Data excerpts:
= = = = =

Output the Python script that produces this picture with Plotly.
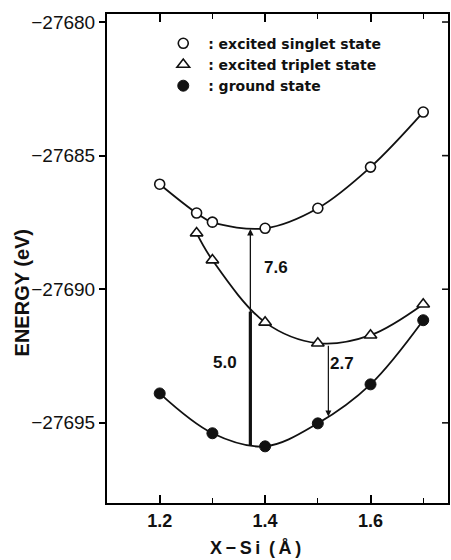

= = = = =

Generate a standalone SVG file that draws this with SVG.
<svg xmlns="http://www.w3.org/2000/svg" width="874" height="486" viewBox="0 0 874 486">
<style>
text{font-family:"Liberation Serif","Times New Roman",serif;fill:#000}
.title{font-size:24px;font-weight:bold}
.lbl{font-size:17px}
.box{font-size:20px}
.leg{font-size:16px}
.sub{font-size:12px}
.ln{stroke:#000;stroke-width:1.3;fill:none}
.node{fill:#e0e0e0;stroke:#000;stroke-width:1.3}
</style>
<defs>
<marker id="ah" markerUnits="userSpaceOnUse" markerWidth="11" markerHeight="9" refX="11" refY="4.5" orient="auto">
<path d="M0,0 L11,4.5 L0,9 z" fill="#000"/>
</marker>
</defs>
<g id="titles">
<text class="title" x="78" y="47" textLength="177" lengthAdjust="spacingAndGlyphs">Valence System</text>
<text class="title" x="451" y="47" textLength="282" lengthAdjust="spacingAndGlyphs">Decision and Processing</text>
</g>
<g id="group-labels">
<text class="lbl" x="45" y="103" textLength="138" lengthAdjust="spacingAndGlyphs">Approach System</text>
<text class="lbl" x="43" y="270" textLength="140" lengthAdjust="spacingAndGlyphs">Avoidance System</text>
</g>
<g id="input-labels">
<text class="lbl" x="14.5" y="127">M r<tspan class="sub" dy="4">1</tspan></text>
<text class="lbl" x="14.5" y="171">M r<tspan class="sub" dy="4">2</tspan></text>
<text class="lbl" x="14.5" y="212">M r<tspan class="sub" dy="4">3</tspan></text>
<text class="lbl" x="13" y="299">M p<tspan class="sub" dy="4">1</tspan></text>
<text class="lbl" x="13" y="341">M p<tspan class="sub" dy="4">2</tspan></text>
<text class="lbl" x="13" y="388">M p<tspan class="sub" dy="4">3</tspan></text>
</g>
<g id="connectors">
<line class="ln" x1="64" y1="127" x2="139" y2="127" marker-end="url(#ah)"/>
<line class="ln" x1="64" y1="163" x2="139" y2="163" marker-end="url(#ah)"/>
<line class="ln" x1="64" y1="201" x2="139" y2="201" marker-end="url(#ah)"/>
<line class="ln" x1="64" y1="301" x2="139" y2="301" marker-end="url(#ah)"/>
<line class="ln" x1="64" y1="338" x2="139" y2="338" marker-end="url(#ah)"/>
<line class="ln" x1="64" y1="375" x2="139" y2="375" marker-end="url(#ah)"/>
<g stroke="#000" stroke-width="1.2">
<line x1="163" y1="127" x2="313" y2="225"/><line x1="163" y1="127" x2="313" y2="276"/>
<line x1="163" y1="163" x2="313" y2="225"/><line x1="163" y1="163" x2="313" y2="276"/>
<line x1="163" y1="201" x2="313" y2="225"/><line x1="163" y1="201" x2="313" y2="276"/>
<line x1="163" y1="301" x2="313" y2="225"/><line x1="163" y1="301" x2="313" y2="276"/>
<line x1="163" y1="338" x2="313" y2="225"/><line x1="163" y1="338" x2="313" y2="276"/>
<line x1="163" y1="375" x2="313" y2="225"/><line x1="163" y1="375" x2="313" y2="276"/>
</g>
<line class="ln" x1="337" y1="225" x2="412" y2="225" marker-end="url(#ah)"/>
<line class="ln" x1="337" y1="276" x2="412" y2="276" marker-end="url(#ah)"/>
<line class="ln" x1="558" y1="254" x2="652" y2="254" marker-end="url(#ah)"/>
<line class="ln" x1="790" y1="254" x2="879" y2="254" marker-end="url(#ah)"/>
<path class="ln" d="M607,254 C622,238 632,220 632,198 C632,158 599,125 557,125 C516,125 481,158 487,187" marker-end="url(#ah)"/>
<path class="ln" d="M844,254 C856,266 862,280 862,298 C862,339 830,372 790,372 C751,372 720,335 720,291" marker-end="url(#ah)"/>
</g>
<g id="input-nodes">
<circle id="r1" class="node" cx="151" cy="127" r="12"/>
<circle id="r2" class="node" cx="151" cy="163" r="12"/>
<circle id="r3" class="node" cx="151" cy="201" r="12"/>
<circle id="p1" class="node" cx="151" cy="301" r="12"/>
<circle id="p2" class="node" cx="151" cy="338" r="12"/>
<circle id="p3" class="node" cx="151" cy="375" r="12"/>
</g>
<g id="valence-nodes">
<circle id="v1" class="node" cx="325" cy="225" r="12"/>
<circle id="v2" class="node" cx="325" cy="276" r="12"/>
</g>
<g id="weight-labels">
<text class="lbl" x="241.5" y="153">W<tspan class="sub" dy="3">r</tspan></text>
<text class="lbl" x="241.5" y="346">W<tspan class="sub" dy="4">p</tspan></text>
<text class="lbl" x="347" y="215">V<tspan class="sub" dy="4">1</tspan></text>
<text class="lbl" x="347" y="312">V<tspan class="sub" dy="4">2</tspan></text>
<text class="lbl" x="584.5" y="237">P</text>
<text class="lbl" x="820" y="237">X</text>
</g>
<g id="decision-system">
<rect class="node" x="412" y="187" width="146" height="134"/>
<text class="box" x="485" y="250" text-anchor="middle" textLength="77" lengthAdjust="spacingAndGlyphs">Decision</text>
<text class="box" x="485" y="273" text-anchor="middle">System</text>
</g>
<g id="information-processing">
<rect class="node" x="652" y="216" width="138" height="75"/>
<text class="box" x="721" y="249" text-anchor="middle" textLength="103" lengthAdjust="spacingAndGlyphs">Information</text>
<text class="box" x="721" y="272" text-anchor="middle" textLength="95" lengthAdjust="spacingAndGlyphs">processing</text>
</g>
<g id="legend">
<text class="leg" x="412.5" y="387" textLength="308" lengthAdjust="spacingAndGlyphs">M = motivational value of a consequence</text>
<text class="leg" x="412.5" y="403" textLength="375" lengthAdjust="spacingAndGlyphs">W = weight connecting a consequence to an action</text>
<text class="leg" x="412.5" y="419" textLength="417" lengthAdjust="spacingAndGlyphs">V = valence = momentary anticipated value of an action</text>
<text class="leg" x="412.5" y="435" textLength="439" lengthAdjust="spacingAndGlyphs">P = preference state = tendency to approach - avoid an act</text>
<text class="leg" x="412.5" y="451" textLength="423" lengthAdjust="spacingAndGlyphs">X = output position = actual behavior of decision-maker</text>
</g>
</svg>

= = = = =

Written instruction: Go through the records above, find every line with the word "that", and list those lines.

Written solution:
Output the Python script that produces this picture with Plotly.
Generate a standalone SVG file that draws this with SVG.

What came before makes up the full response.